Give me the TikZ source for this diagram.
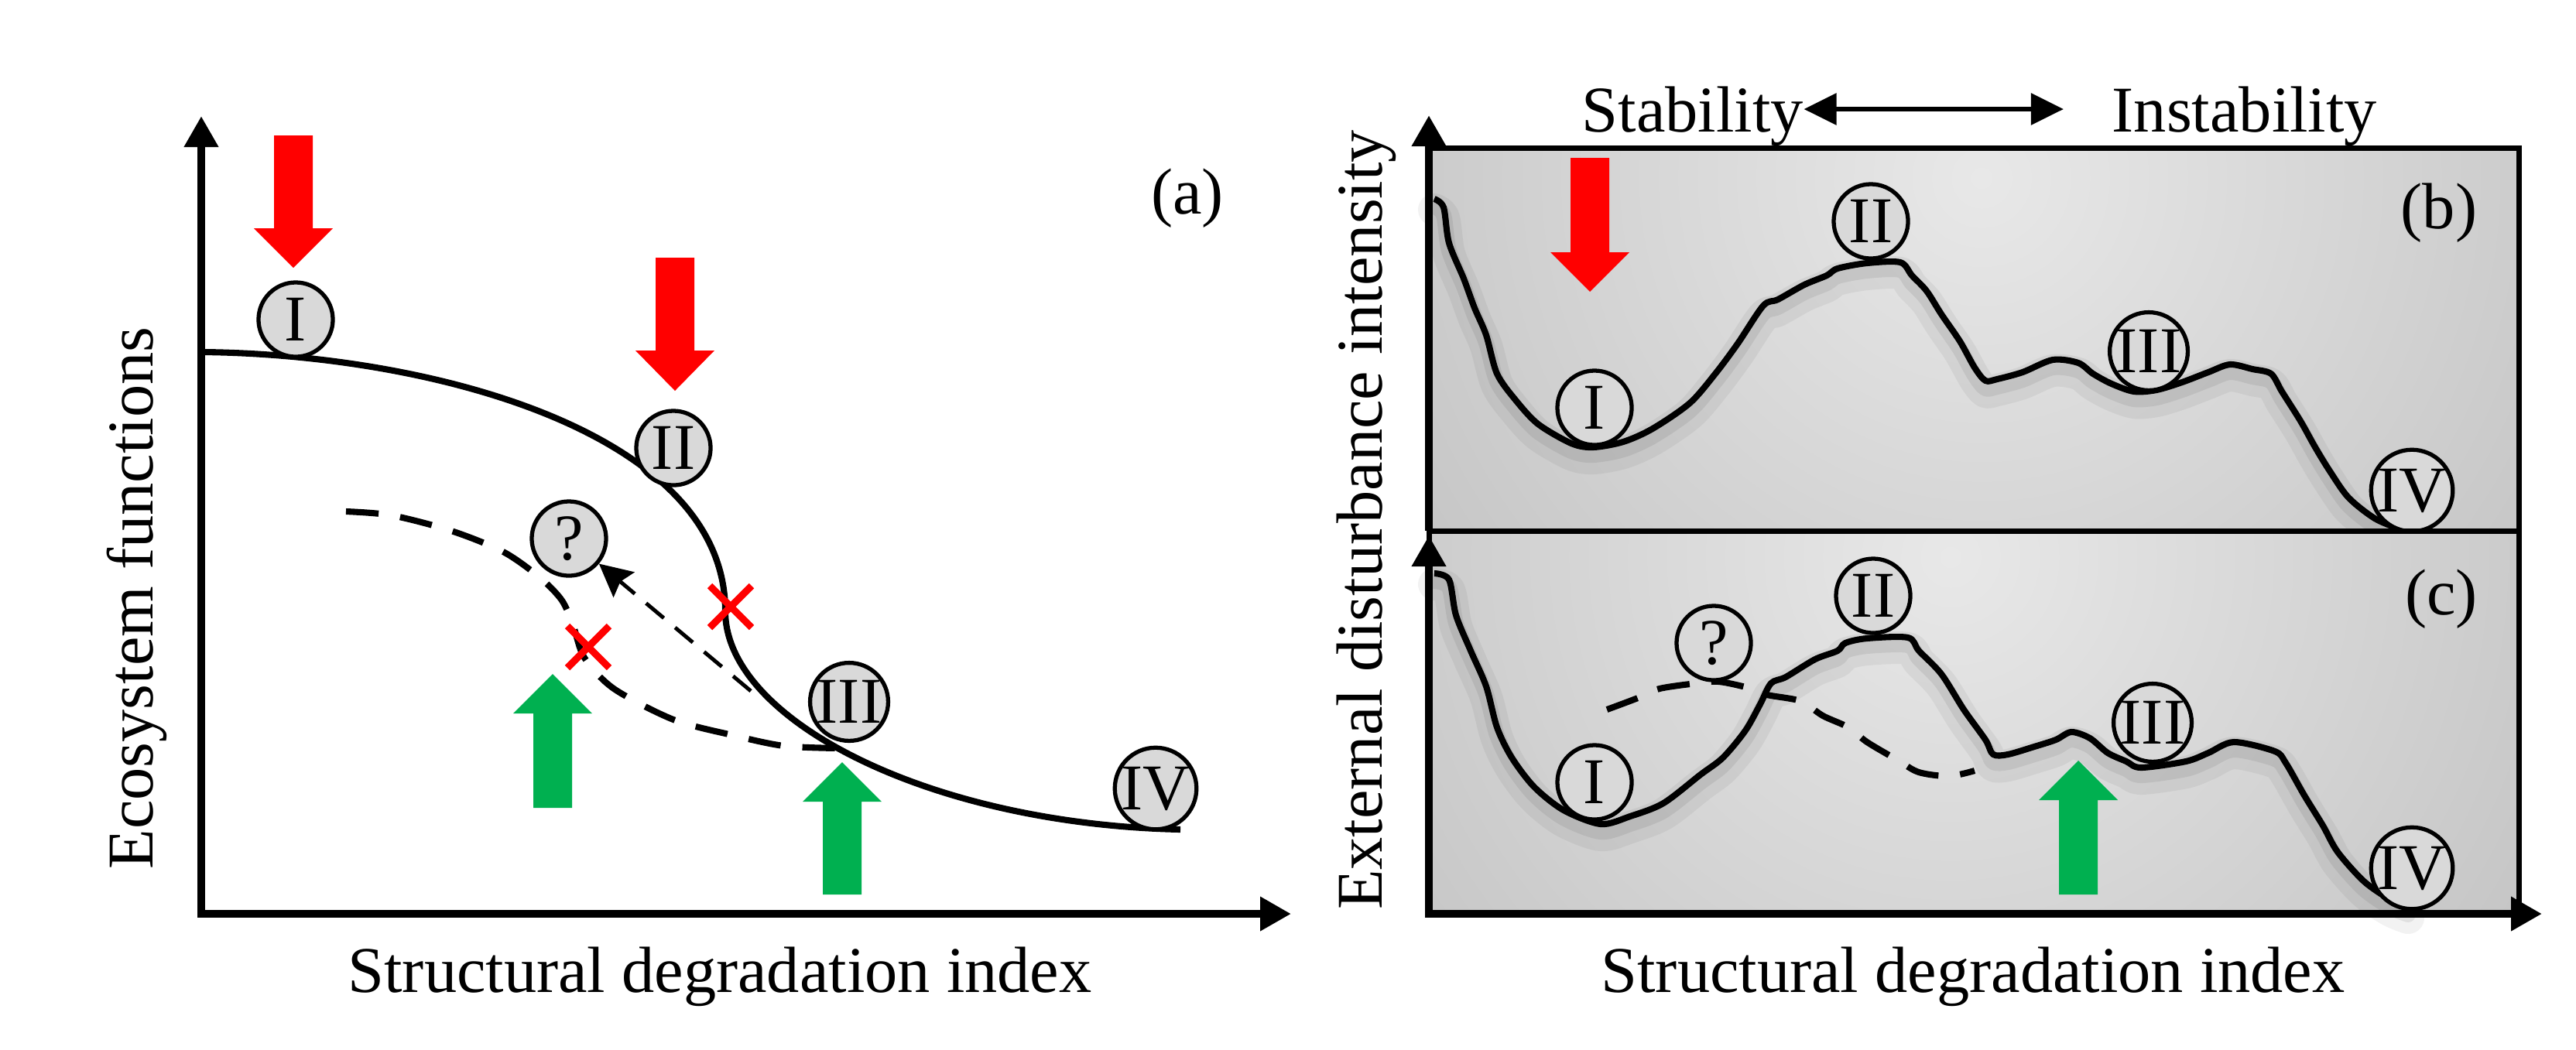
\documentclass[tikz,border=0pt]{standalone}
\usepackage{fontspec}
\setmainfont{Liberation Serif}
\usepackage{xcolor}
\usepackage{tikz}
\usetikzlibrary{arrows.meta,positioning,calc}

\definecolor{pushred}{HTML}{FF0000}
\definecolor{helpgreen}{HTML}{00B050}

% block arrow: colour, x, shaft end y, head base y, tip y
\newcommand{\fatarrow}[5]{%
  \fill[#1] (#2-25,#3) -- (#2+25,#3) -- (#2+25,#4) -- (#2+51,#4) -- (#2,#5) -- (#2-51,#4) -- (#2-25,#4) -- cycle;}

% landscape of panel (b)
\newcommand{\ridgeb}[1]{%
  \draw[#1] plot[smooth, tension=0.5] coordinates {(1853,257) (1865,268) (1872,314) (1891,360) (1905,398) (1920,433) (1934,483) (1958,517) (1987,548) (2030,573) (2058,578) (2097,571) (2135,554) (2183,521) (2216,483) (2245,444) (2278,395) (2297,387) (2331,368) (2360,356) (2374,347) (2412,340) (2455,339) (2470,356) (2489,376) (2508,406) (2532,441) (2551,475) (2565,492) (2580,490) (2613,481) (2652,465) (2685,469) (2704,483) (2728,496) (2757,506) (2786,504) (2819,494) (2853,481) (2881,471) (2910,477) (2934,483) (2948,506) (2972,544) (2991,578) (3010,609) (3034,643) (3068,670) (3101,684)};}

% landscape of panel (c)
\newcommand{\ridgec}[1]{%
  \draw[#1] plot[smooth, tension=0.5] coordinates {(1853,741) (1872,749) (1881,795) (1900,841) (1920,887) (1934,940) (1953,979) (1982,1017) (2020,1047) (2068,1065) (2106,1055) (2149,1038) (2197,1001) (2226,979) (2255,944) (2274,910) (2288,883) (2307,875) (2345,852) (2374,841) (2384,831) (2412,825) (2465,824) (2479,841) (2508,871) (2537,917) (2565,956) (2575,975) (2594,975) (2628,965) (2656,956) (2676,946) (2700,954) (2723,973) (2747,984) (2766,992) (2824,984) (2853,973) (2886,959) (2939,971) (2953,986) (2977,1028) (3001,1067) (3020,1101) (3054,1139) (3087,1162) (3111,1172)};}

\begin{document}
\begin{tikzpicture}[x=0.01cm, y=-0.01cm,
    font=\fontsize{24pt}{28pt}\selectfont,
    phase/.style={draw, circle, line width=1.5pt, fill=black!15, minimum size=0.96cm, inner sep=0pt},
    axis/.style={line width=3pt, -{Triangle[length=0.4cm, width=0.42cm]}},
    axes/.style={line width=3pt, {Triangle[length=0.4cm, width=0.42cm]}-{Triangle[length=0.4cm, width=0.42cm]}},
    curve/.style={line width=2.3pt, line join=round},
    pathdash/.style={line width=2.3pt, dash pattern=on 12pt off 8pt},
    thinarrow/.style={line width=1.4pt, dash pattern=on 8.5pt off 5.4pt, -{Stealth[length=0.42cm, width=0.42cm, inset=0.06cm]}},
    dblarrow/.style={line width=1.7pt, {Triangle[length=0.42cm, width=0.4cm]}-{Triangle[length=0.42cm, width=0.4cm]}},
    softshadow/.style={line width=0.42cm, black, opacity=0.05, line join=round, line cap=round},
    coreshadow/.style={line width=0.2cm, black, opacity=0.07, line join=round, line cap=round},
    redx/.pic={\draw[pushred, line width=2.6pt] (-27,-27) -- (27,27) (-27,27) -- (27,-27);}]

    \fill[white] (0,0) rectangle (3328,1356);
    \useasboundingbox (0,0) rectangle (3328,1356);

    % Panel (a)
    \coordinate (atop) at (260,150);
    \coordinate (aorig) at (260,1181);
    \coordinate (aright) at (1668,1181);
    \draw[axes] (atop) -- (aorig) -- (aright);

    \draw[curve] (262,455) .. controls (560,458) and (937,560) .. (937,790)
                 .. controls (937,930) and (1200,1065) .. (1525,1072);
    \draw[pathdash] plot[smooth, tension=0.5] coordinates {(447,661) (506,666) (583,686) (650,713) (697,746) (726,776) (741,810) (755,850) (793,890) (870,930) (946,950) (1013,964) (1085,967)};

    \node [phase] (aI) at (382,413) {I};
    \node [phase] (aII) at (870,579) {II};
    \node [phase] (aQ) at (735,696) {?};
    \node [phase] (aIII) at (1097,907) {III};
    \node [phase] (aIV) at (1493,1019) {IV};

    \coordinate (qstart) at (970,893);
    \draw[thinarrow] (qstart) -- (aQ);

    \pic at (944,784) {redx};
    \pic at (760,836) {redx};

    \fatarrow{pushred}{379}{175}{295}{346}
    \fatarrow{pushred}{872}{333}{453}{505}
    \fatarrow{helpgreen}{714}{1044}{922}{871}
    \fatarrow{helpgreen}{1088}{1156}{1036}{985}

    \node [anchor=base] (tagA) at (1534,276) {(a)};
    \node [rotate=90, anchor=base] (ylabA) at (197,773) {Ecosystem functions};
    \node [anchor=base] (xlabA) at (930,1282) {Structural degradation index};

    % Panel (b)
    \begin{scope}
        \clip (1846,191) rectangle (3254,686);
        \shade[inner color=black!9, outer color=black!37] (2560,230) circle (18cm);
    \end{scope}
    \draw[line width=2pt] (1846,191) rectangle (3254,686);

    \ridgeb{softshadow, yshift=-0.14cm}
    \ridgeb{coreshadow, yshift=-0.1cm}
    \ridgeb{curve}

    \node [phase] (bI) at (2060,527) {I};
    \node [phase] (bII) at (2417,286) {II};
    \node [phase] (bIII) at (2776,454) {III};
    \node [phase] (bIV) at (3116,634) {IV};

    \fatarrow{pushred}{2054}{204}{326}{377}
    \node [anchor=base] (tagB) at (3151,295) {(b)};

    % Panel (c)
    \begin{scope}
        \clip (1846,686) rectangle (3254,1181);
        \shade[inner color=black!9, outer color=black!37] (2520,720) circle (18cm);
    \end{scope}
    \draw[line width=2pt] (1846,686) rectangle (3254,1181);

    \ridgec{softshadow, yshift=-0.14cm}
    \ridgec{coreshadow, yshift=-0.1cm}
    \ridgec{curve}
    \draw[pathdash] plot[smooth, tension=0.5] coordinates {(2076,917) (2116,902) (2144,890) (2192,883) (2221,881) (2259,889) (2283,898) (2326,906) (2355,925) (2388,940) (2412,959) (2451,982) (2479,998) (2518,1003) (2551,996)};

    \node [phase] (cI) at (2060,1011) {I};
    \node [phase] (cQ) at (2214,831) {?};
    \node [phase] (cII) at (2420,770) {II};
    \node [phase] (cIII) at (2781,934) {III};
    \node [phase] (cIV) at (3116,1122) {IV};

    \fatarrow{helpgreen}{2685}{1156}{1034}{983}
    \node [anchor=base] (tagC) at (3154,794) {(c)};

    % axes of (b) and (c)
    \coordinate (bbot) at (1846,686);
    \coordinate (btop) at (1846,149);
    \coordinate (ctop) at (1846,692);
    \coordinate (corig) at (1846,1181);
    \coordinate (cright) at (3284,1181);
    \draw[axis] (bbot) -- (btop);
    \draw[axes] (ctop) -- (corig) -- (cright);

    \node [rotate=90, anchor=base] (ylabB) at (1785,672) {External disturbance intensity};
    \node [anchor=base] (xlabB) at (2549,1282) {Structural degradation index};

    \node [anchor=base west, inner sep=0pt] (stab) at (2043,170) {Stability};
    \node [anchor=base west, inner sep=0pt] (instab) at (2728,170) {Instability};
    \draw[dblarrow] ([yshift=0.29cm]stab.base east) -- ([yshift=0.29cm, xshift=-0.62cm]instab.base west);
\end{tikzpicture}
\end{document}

==========

Brief: Starting at the first line of the material, output exactly the lines up to and including the one with "(1865,268) (1872,314) (1891,360)". Do not include the pictures.

Solved problem:
Give me the TikZ source for this diagram.
\documentclass[tikz,border=0pt]{standalone}
\usepackage{fontspec}
\setmainfont{Liberation Serif}
\usepackage{xcolor}
\usepackage{tikz}
\usetikzlibrary{arrows.meta,positioning,calc}

\definecolor{pushred}{HTML}{FF0000}
\definecolor{helpgreen}{HTML}{00B050}

% block arrow: colour, x, shaft end y, head base y, tip y
\newcommand{\fatarrow}[5]{%
  \fill[#1] (#2-25,#3) -- (#2+25,#3) -- (#2+25,#4) -- (#2+51,#4) -- (#2,#5) -- (#2-51,#4) -- (#2-25,#4) -- cycle;}

% landscape of panel (b)
\newcommand{\ridgeb}[1]{%
  \draw[#1] plot[smooth, tension=0.5] coordinates {(1853,257) (1865,268) (1872,314) (1891,360) (1905,398) (1920,433) (1934,483) (1958,517) (1987,548) (2030,573) (2058,578) (2097,571) (2135,554) (2183,521) (2216,483) (2245,444) (2278,395) (2297,387) (2331,368) (2360,356) (2374,347) (2412,340) (2455,339) (2470,356) (2489,376) (2508,406) (2532,441) (2551,475) (2565,492) (2580,490) (2613,481) (2652,465) (2685,469) (2704,483) (2728,496) (2757,506) (2786,504) (2819,494) (2853,481) (2881,471) (2910,477) (2934,483) (2948,506) (2972,544) (2991,578) (3010,609) (3034,643) (3068,670) (3101,684)};}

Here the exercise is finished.